- To do: From the first line of the data through the line containing "const isMult = (v, iv)", return each line exactly.

- Data provided:
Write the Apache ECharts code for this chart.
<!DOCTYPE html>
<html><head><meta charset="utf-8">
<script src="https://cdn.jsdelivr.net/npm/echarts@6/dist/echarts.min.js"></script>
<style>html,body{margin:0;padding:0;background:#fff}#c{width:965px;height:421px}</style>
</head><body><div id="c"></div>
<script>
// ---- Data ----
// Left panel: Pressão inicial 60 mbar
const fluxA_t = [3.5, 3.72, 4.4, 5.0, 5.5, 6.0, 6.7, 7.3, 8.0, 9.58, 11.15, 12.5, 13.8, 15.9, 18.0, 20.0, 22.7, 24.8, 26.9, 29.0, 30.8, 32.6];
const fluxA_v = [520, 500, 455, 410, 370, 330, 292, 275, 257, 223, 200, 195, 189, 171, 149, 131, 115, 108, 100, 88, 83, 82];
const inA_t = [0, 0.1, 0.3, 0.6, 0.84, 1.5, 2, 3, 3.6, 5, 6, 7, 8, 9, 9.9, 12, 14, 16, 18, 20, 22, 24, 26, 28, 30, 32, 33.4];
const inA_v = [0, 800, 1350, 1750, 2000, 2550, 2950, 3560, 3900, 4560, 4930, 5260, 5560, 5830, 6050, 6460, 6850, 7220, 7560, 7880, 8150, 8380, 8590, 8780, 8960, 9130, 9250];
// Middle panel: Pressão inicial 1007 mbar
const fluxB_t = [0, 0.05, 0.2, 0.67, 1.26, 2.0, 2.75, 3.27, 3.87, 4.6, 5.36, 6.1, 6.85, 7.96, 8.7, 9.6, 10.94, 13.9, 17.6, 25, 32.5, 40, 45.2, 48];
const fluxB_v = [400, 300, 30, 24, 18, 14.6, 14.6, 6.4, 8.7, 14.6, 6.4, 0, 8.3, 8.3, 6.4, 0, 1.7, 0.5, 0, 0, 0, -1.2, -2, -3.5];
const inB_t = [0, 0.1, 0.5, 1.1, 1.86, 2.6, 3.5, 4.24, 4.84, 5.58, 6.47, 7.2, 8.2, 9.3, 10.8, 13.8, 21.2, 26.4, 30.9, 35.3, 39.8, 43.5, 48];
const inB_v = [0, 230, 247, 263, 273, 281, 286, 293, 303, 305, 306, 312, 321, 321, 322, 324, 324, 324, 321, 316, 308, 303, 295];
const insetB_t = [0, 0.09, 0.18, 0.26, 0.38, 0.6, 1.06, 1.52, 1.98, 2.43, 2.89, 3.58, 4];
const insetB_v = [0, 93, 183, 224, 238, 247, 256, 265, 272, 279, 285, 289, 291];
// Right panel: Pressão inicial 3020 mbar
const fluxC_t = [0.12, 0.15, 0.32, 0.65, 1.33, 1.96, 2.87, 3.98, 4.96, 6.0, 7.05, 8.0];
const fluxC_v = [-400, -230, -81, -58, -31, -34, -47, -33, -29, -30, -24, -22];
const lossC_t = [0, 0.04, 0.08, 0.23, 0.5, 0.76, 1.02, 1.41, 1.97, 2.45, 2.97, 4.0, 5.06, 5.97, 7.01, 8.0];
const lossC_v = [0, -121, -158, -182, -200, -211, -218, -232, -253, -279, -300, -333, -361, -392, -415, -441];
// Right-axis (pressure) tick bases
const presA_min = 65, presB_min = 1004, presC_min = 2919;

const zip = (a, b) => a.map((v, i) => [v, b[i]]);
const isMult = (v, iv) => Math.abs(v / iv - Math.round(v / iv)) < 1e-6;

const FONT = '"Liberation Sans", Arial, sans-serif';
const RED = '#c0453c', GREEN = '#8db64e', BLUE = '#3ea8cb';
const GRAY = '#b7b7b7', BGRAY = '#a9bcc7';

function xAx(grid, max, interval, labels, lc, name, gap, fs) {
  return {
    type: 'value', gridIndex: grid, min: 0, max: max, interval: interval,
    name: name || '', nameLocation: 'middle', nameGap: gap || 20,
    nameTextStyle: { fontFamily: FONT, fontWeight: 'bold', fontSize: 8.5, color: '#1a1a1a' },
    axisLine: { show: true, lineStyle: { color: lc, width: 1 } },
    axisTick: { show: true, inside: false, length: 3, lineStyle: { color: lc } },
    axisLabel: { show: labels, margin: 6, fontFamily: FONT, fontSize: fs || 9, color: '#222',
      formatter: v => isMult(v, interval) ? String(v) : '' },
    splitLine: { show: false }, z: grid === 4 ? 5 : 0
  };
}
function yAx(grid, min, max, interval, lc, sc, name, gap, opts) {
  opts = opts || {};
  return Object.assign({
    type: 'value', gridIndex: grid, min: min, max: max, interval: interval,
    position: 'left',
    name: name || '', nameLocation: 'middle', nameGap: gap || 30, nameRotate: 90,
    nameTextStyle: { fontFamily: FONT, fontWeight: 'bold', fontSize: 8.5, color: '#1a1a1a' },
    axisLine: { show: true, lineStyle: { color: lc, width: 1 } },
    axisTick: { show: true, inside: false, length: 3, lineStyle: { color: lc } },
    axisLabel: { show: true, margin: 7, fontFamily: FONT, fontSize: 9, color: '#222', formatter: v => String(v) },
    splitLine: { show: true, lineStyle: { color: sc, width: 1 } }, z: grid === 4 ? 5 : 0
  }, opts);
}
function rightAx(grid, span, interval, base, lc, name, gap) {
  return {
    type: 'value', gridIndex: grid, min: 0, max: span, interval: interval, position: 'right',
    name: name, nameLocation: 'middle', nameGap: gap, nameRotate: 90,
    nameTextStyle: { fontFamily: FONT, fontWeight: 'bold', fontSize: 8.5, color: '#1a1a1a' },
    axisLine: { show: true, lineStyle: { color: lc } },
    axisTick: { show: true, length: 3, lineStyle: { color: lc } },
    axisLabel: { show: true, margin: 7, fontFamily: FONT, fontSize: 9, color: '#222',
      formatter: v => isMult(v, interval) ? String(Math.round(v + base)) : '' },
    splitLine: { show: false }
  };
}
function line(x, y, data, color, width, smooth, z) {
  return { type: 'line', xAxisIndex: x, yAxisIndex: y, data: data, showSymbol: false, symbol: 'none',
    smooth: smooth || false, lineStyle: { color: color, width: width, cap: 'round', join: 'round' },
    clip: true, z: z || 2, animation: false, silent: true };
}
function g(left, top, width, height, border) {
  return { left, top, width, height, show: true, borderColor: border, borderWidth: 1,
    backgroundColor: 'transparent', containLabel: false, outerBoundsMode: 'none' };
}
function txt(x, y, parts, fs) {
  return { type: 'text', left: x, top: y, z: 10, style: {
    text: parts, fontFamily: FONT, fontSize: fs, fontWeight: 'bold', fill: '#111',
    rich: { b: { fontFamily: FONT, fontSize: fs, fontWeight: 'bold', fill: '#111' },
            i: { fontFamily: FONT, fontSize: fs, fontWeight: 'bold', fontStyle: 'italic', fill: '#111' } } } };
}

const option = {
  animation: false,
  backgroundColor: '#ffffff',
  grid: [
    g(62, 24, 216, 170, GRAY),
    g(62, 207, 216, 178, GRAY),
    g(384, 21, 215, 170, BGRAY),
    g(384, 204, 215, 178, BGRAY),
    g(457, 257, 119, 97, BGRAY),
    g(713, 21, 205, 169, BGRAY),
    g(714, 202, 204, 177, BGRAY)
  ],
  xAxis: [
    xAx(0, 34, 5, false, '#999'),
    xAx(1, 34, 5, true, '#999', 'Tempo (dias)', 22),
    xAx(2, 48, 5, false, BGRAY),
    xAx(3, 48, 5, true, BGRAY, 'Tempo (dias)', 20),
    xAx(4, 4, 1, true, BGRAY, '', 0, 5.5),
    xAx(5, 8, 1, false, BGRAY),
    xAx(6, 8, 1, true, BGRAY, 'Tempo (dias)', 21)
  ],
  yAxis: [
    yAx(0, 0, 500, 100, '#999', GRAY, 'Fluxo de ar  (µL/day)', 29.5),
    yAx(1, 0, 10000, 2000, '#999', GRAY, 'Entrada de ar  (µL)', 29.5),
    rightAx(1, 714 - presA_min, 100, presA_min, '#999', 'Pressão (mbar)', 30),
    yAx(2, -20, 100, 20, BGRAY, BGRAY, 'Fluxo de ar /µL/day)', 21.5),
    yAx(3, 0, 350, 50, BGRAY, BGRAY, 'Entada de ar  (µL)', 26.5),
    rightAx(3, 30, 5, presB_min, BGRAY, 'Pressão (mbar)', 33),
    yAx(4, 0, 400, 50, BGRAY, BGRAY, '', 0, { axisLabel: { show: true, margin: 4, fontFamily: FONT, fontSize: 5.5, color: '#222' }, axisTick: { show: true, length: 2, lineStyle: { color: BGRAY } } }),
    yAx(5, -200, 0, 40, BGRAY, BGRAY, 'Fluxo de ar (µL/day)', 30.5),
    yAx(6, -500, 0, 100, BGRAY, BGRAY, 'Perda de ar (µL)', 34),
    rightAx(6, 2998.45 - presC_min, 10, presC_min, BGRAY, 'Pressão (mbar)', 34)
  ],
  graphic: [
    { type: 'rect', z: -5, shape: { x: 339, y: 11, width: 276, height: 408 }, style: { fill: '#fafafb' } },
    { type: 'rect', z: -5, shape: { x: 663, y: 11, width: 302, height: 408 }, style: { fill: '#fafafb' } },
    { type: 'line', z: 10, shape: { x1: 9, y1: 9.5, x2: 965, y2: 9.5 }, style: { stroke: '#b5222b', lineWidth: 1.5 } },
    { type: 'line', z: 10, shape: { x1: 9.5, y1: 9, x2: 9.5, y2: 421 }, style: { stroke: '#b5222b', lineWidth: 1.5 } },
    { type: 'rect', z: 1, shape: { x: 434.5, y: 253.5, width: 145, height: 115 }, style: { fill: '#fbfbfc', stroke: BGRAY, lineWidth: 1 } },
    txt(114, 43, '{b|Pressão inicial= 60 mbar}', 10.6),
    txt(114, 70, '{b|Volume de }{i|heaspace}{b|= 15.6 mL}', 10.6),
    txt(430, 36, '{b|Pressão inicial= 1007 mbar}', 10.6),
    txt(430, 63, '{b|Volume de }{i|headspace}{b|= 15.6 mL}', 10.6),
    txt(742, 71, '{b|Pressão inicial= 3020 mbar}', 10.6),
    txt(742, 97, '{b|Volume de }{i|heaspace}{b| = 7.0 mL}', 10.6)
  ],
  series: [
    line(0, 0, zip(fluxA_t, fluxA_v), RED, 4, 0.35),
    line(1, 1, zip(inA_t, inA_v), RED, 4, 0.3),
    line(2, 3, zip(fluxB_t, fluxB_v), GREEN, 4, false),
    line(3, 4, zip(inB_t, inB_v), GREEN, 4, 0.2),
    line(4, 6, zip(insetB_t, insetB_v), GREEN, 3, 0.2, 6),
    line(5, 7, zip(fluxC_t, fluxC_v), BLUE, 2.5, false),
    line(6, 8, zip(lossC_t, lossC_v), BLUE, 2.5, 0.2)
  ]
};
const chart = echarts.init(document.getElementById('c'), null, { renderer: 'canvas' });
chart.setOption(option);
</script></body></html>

- The response:
Write the Apache ECharts code for this chart.
<!DOCTYPE html>
<html><head><meta charset="utf-8">
<script src="https://cdn.jsdelivr.net/npm/echarts@6/dist/echarts.min.js"></script>
<style>html,body{margin:0;padding:0;background:#fff}#c{width:965px;height:421px}</style>
</head><body><div id="c"></div>
<script>
// ---- Data ----
// Left panel: Pressão inicial 60 mbar
const fluxA_t = [3.5, 3.72, 4.4, 5.0, 5.5, 6.0, 6.7, 7.3, 8.0, 9.58, 11.15, 12.5, 13.8, 15.9, 18.0, 20.0, 22.7, 24.8, 26.9, 29.0, 30.8, 32.6];
const fluxA_v = [520, 500, 455, 410, 370, 330, 292, 275, 257, 223, 200, 195, 189, 171, 149, 131, 115, 108, 100, 88, 83, 82];
const inA_t = [0, 0.1, 0.3, 0.6, 0.84, 1.5, 2, 3, 3.6, 5, 6, 7, 8, 9, 9.9, 12, 14, 16, 18, 20, 22, 24, 26, 28, 30, 32, 33.4];
const inA_v = [0, 800, 1350, 1750, 2000, 2550, 2950, 3560, 3900, 4560, 4930, 5260, 5560, 5830, 6050, 6460, 6850, 7220, 7560, 7880, 8150, 8380, 8590, 8780, 8960, 9130, 9250];
// Middle panel: Pressão inicial 1007 mbar
const fluxB_t = [0, 0.05, 0.2, 0.67, 1.26, 2.0, 2.75, 3.27, 3.87, 4.6, 5.36, 6.1, 6.85, 7.96, 8.7, 9.6, 10.94, 13.9, 17.6, 25, 32.5, 40, 45.2, 48];
const fluxB_v = [400, 300, 30, 24, 18, 14.6, 14.6, 6.4, 8.7, 14.6, 6.4, 0, 8.3, 8.3, 6.4, 0, 1.7, 0.5, 0, 0, 0, -1.2, -2, -3.5];
const inB_t = [0, 0.1, 0.5, 1.1, 1.86, 2.6, 3.5, 4.24, 4.84, 5.58, 6.47, 7.2, 8.2, 9.3, 10.8, 13.8, 21.2, 26.4, 30.9, 35.3, 39.8, 43.5, 48];
const inB_v = [0, 230, 247, 263, 273, 281, 286, 293, 303, 305, 306, 312, 321, 321, 322, 324, 324, 324, 321, 316, 308, 303, 295];
const insetB_t = [0, 0.09, 0.18, 0.26, 0.38, 0.6, 1.06, 1.52, 1.98, 2.43, 2.89, 3.58, 4];
const insetB_v = [0, 93, 183, 224, 238, 247, 256, 265, 272, 279, 285, 289, 291];
// Right panel: Pressão inicial 3020 mbar
const fluxC_t = [0.12, 0.15, 0.32, 0.65, 1.33, 1.96, 2.87, 3.98, 4.96, 6.0, 7.05, 8.0];
const fluxC_v = [-400, -230, -81, -58, -31, -34, -47, -33, -29, -30, -24, -22];
const lossC_t = [0, 0.04, 0.08, 0.23, 0.5, 0.76, 1.02, 1.41, 1.97, 2.45, 2.97, 4.0, 5.06, 5.97, 7.01, 8.0];
const lossC_v = [0, -121, -158, -182, -200, -211, -218, -232, -253, -279, -300, -333, -361, -392, -415, -441];
// Right-axis (pressure) tick bases
const presA_min = 65, presB_min = 1004, presC_min = 2919;

const zip = (a, b) => a.map((v, i) => [v, b[i]]);
const isMult = (v, iv) => Math.abs(v / iv - Math.round(v / iv)) < 1e-6;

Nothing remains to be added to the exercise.